*REQUIREMENT:*
Please, without the pictures, retype exactly the lines from the start of the material through the line that holds "gut, mittelmaessig, schlecht];".
====
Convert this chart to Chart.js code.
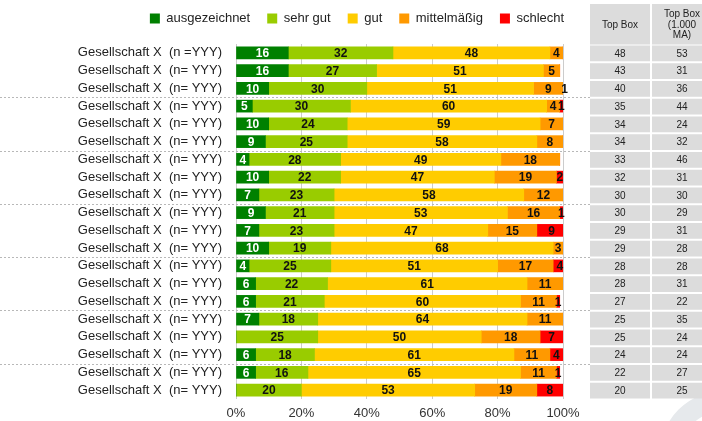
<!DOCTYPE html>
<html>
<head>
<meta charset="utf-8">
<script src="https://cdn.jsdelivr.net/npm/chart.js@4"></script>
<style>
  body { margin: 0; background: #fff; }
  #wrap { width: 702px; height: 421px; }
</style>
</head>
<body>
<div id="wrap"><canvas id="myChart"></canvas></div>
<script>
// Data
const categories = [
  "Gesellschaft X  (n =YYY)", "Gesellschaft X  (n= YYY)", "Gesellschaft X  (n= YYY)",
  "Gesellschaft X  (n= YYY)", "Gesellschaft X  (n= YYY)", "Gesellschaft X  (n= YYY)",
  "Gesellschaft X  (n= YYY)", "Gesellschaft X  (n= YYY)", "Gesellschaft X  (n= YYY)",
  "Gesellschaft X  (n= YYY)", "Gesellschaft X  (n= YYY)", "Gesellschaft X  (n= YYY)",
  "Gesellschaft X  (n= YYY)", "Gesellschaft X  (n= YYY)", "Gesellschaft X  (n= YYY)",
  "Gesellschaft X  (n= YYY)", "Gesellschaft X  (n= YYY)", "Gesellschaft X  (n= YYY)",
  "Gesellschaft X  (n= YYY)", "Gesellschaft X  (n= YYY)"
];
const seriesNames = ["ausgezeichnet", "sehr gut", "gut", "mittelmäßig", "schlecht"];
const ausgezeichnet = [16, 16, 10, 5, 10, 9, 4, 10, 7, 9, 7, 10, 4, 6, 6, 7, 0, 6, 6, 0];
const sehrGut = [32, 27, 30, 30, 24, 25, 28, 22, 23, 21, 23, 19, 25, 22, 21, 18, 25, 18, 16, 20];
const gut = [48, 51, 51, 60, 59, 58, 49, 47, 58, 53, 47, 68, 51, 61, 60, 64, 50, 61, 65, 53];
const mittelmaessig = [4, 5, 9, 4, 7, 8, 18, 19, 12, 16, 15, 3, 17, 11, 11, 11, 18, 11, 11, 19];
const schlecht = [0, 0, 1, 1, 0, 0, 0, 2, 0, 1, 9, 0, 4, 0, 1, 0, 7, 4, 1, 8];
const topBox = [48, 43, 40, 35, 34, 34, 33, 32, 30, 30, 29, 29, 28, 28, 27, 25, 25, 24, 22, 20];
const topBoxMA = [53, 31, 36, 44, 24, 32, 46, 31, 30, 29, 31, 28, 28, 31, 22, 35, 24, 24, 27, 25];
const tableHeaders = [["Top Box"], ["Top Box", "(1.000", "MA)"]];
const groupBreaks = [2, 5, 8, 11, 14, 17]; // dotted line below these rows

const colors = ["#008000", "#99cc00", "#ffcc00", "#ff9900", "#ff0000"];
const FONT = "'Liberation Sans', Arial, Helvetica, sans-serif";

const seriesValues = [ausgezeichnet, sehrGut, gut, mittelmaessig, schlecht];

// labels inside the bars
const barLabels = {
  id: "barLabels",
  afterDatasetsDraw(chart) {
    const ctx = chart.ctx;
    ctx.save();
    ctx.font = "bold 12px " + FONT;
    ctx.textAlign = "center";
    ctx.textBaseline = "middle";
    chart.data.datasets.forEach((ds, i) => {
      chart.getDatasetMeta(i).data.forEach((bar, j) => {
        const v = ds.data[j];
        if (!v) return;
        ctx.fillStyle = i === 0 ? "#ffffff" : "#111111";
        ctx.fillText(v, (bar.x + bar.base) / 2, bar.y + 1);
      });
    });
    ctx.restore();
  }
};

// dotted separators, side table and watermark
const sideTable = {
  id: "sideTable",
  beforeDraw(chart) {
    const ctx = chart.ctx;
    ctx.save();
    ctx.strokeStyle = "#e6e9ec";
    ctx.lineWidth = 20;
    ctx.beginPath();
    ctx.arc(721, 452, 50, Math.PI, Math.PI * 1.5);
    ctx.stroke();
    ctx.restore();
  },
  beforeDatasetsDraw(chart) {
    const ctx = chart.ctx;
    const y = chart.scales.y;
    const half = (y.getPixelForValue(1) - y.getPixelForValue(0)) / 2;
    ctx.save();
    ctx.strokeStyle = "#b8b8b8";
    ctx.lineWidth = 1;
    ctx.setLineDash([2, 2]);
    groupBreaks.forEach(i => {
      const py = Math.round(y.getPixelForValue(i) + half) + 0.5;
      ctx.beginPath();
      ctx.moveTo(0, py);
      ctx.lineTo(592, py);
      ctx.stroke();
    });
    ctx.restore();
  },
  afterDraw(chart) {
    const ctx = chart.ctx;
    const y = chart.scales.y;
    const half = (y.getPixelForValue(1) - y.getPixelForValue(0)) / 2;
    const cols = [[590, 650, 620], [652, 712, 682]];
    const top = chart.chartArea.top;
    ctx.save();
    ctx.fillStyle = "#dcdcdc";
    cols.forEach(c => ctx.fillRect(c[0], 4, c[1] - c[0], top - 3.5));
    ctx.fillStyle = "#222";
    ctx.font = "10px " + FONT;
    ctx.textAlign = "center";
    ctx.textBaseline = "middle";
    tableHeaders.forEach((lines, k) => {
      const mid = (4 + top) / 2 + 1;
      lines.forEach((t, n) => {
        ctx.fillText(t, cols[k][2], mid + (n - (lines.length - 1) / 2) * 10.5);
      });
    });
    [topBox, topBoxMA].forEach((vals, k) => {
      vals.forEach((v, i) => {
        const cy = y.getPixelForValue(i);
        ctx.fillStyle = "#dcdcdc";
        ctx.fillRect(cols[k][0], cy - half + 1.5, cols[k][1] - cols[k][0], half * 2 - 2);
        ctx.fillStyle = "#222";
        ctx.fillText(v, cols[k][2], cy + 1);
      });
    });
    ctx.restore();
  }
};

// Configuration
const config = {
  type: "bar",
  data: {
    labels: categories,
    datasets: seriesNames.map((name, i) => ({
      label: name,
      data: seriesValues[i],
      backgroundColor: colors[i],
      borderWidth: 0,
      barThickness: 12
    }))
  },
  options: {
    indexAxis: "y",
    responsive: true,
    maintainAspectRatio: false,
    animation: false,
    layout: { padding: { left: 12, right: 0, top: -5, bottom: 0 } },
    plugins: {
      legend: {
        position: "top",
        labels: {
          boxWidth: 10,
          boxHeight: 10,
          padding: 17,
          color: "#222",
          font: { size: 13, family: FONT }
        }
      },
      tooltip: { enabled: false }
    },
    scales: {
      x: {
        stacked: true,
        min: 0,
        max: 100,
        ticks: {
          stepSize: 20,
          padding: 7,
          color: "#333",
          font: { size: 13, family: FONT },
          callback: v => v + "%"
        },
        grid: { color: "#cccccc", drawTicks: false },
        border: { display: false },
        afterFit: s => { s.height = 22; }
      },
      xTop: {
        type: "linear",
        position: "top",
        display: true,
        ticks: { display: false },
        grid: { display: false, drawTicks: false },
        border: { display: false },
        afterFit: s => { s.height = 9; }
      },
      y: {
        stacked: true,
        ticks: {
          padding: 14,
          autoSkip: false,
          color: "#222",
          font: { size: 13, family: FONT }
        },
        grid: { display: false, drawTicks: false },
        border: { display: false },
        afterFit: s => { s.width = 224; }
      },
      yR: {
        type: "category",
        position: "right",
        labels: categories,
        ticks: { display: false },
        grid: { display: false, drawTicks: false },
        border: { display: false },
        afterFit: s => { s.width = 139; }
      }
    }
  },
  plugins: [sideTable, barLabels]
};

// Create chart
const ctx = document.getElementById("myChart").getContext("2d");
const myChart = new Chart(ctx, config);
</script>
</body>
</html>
====
*SOLUTION:*
Convert this chart to Chart.js code.
<!DOCTYPE html>
<html>
<head>
<meta charset="utf-8">
<script src="https://cdn.jsdelivr.net/npm/chart.js@4"></script>
<style>
  body { margin: 0; background: #fff; }
  #wrap { width: 702px; height: 421px; }
</style>
</head>
<body>
<div id="wrap"><canvas id="myChart"></canvas></div>
<script>
// Data
const categories = [
  "Gesellschaft X  (n =YYY)", "Gesellschaft X  (n= YYY)", "Gesellschaft X  (n= YYY)",
  "Gesellschaft X  (n= YYY)", "Gesellschaft X  (n= YYY)", "Gesellschaft X  (n= YYY)",
  "Gesellschaft X  (n= YYY)", "Gesellschaft X  (n= YYY)", "Gesellschaft X  (n= YYY)",
  "Gesellschaft X  (n= YYY)", "Gesellschaft X  (n= YYY)", "Gesellschaft X  (n= YYY)",
  "Gesellschaft X  (n= YYY)", "Gesellschaft X  (n= YYY)", "Gesellschaft X  (n= YYY)",
  "Gesellschaft X  (n= YYY)", "Gesellschaft X  (n= YYY)", "Gesellschaft X  (n= YYY)",
  "Gesellschaft X  (n= YYY)", "Gesellschaft X  (n= YYY)"
];
const seriesNames = ["ausgezeichnet", "sehr gut", "gut", "mittelmäßig", "schlecht"];
const ausgezeichnet = [16, 16, 10, 5, 10, 9, 4, 10, 7, 9, 7, 10, 4, 6, 6, 7, 0, 6, 6, 0];
const sehrGut = [32, 27, 30, 30, 24, 25, 28, 22, 23, 21, 23, 19, 25, 22, 21, 18, 25, 18, 16, 20];
const gut = [48, 51, 51, 60, 59, 58, 49, 47, 58, 53, 47, 68, 51, 61, 60, 64, 50, 61, 65, 53];
const mittelmaessig = [4, 5, 9, 4, 7, 8, 18, 19, 12, 16, 15, 3, 17, 11, 11, 11, 18, 11, 11, 19];
const schlecht = [0, 0, 1, 1, 0, 0, 0, 2, 0, 1, 9, 0, 4, 0, 1, 0, 7, 4, 1, 8];
const topBox = [48, 43, 40, 35, 34, 34, 33, 32, 30, 30, 29, 29, 28, 28, 27, 25, 25, 24, 22, 20];
const topBoxMA = [53, 31, 36, 44, 24, 32, 46, 31, 30, 29, 31, 28, 28, 31, 22, 35, 24, 24, 27, 25];
const tableHeaders = [["Top Box"], ["Top Box", "(1.000", "MA)"]];
const groupBreaks = [2, 5, 8, 11, 14, 17]; // dotted line below these rows

const colors = ["#008000", "#99cc00", "#ffcc00", "#ff9900", "#ff0000"];
const FONT = "'Liberation Sans', Arial, Helvetica, sans-serif";

const seriesValues = [ausgezeichnet, sehrGut, gut, mittelmaessig, schlecht];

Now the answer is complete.